Ni que decir de lo que supone el que, pese al importante avance de la izquierda y las fuerzas alternativas, resultó ganador en las elecciones presidenciales una fuerza política abiertamente opositora al proceso de paz. A este escenario de incertidumbres se suma la lenta capacidad del Estado para rodear con institucionalidad los espacios dejados por las FARC y las dificultades en la implementación de la reincorporación social y económica de los excombatientes de base.
Implementar un acuerdo de paz es mucho más que mantener a la fuerza pública en los antiguos territorios de la FARC, algo que no está en discusión si consideramos que, justamente, de lo que se trata un proceso de paz sostenible es de recuperar la capacidad del Estado para ejercer autoridad legítima. Pero, sobre todo, allanar el camino para una sociedad en paz como opción perdurable es adelantar las reformas estructurales necesarias para acabar la inequidad y pobreza que persisten en el campo colombiano y otorgar mejores condiciones de vida a las comunidades que habitan en estos territorios afectados por la violencia.

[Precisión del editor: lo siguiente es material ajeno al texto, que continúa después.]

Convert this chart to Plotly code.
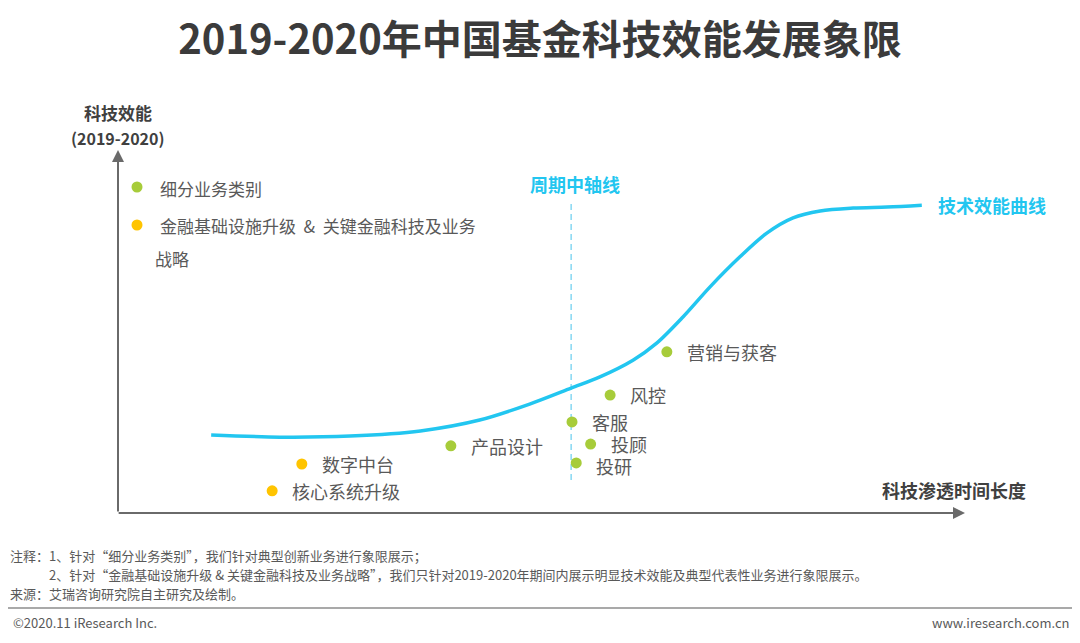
import plotly.graph_objects as go

# ---- data (x: 科技渗透时间长度, y: 科技效能, both on a 0-100 scale) ----
curve_x = [11.0, 19.1, 27.4, 35.7, 42.7, 48.6, 53.5, 56.9, 60.8, 63.6,
           66.7, 69.9, 73.4, 76.6, 79.7, 82.9, 86.8, 90.8, 94.9]
curve_y = [21.5, 20.9, 21.2, 22.6, 25.6, 30.0, 34.4, 37.5, 42.1, 46.8,
           54.0, 62.3, 70.5, 77.1, 81.3, 83.2, 84.0, 84.3, 84.8]

green_names = ["产品设计", "客服", "投顾", "投研", "风控", "营销与获客"]
green_x = [39.3, 53.6, 55.8, 54.1, 58.1, 64.8]
green_y = [18.5, 25.1, 19.0, 13.8, 32.5, 44.4]

yellow_names = ["数字中台", "核心系统升级"]
yellow_x = [21.7, 18.2]
yellow_y = [13.5, 6.1]

mid_x = 53.5
mid_y = [9.1, 86.2]

legend_names = ["细分业务类别", "金融基础设施升级  &  关键金融科技及业务", "战略"]

notes = [
    "注释：1、针对“细分业务类别”，我们针对典型创新业务进行象限展示；",
    "2、针对“金融基础设施升级 & 关键金融科技及业务战略”，我们只针对2019-2020年期间内展示明显技术效能及典型代表性业务进行象限展示。",
    "来源：艾瑞咨询研究院自主研究及绘制。",
]

# ---- layout constants ----
W, H = 1080, 643
X0, X1 = 118, 965      # axis origin / x arrow tip (px)
Y0, Y1 = 513, 150      # axis origin / y arrow tip (px)
sx = (X1 - X0) / 100
sy = (Y0 - Y1) / 100

FONT = "Noto Sans CJK SC, Microsoft YaHei, sans-serif"
BLUE = "#22C6F0"
GREEN = "#A7CC3A"
YELLOW = "#FFC400"
GRAY = "#595959"
AXIS = "#6A6A6A"

# small vertical nudge so the stacked labels (投顾 / 投研) don't collide
label_nudge = {"投研": -3}


def px(x):
    return x / W


def py(y):
    return 1 - y / H


fig = go.Figure()

# dashed mid line
fig.add_trace(go.Scatter(
    x=[mid_x, mid_x], y=mid_y, mode="lines",
    line=dict(color="#86D8F2", width=1.5, dash="6px,4px"),
    hoverinfo="skip", showlegend=False,
))

# efficiency curve
fig.add_trace(go.Scatter(
    x=curve_x, y=curve_y, mode="lines",
    line=dict(color=BLUE, width=3.5, shape="spline", smoothing=0.9),
    hoverinfo="skip", showlegend=False,
))

fig.add_trace(go.Scatter(
    x=green_x, y=green_y, mode="markers", text=green_names,
    marker=dict(color=GREEN, size=11), cliponaxis=False,
    hoverinfo="text", showlegend=False,
))
fig.add_trace(go.Scatter(
    x=yellow_x, y=yellow_y, mode="markers", text=yellow_names,
    marker=dict(color=YELLOW, size=11), cliponaxis=False,
    hoverinfo="text", showlegend=False,
))

# legend dots
fig.add_trace(go.Scatter(
    x=[(137 - X0) / sx] * 2, y=[(Y0 - 187) / sy, (Y0 - 225) / sy],
    mode="markers", marker=dict(color=[GREEN, YELLOW], size=11),
    hoverinfo="skip", showlegend=False,
))

ann = []

# point labels
for n, x, y in zip(green_names + yellow_names, green_x + yellow_x, green_y + yellow_y):
    ann.append(dict(x=x, y=y, xref="x", yref="y", text=n, showarrow=False,
                    xanchor="left", yanchor="middle", xshift=19,
                    yshift=label_nudge.get(n, 0), borderpad=0,
                    font=dict(size=18, color=GRAY)))

# axes arrows
ann.append(dict(x=0, y=100, ax=0, ay=0, xref="x", yref="y", axref="x", ayref="y",
                text="", showarrow=True, arrowhead=2, arrowsize=1.2, arrowwidth=2,
                arrowcolor=AXIS, standoff=0, startstandoff=0))
ann.append(dict(x=100, y=0, ax=-0.1, ay=0, xref="x", yref="y", axref="x", ayref="y",
                text="", showarrow=True, arrowhead=2, arrowsize=1.2, arrowwidth=2,
                arrowcolor=AXIS, standoff=0, startstandoff=0))

# axis titles
ann.append(dict(x=px(118), y=py(113), xref="paper", yref="paper", text="<b>科技效能</b>",
                showarrow=False, xanchor="center", yanchor="middle",
                font=dict(size=17, color="#404040")))
ann.append(dict(x=px(118), y=py(138), xref="paper", yref="paper", text="<b>(2019-2020)</b>",
                showarrow=False, xanchor="center", yanchor="middle",
                font=dict(size=16, color="#404040")))
ann.append(dict(x=px(1028), y=py(490), xref="paper", yref="paper", text="<b>科技渗透时间长度</b>",
                showarrow=False, xanchor="right", yanchor="middle",
                font=dict(size=18, color="#404040")))

# blue labels
ann.append(dict(x=px(575), y=py(184), xref="paper", yref="paper", text="<b>周期中轴线</b>",
                showarrow=False, xanchor="center", yanchor="middle",
                font=dict(size=18, color=BLUE)))
ann.append(dict(x=px(936), y=py(205), xref="paper", yref="paper", text="<b>技术效能曲线</b>",
                showarrow=False, xanchor="left", yanchor="middle",
                font=dict(size=18, color=BLUE)))

# legend texts
for t, x, y in zip(legend_names, [158, 158, 153], [188, 226, 259]):
    ann.append(dict(x=px(x), y=py(y), xref="paper", yref="paper", text=t,
                    showarrow=False, xanchor="left", yanchor="middle",
                    font=dict(size=17, color=GRAY)))

# notes
for t, x, y in zip(notes, [9, 48, 9], [555, 574, 593]):
    ann.append(dict(x=px(x), y=py(y), xref="paper", yref="paper", text=t,
                    showarrow=False, xanchor="left", yanchor="middle", borderpad=0,
                    font=dict(size=13, color=GRAY)))

ann.append(dict(x=px(11), y=py(622), xref="paper", yref="paper", text="©2020.11 iResearch Inc.",
                showarrow=False, xanchor="left", yanchor="middle",
                font=dict(size=13, color=GRAY)))
ann.append(dict(x=px(1072), y=py(622), xref="paper", yref="paper", text="www.iresearch.com.cn",
                showarrow=False, xanchor="right", yanchor="middle",
                font=dict(size=13, color=GRAY)))

fig.update_layout(
    width=W, height=H,
    margin=dict(l=0, r=0, t=0, b=0),
    paper_bgcolor="white", plot_bgcolor="white",
    font=dict(family=FONT),
    title=dict(text="<b>2019-2020年中国基金科技效能发展象限</b>",
               x=0.5, xanchor="center", y=py(40), yanchor="middle",
               font=dict(size=40, color="#3B3B3B")),
    xaxis=dict(range=[-X0 / sx, (W - X0) / sx], visible=False, fixedrange=True),
    yaxis=dict(range=[-(H - Y0) / sy, Y0 / sy], visible=False, fixedrange=True),
    annotations=ann,
    shapes=[dict(type="line", xref="paper", yref="paper",
                 x0=px(8), x1=px(1072), y0=py(608), y1=py(608),
                 line=dict(color="#8C8C8C", width=1.5))],
)

# page body has an 8px default margin; drop it so the figure sits at 0,0
fig.write_html("out.html", config={"displayModeBar": False},
               post_script="document.body.style.margin='0';")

También se trata de permitir que quienes se vincularon a la guerra, por cuenta de la exclusión y del reclutamiento forzado, tengan una oportunidad de vida diferente. Este principio implica reconocer que, a través de la firma de un Acuerdo de Paz, los excombatientes recobran su condición ciudadana, viven en el marco de la legalidad constituida y, en consecuencia, tienen derechos.
Por supuesto que el número de excombatientes en los ETCR hoy es menor que aquel que se concentró inicialmente en las denominadas Zonas Veredales de Transición y Normalización. Y aun cuando la capacidad de daño de las disidencias contra la población civil no debe ser desestimada, no es posible concluir que todos aquellos que se marcharon de los espacios volvieron a la guerra.
Retornar con sus familias y construir su propio proyecto de vida por fuera de la reincorporación colectiva que pretendía las FARC, vincularse como jornaleros rurales, migrar hacia las ciudades en búsqueda de mejores condiciones, asociarse e iniciar por cuenta propia proyectos productivos ante los retrasos de la implementación de los acuerdos, son algunas de las realidades que no podemos desconocer.
Siempre será más fácil apostar al exterminio del otro que imaginar un nuevo horizonte colectivo. Quizás por esto, nos cuesta como sociedad pensar que es posible resolver los conflictos de manera no violenta. No obstante, persistir en el camino de la paz, pese a las dificultades, es lo que hará que el proyecto de artesanías comunitarias y siembra de árboles nativos que se adelanta en La Macarena, el ecoturismo que desarrolla Caguán Expeditions en Miravalle, el cultivo de arroz en El Diamante y de maracuyá en Mesetas, no queden en el anonimato y permita imaginar un futuro diferente.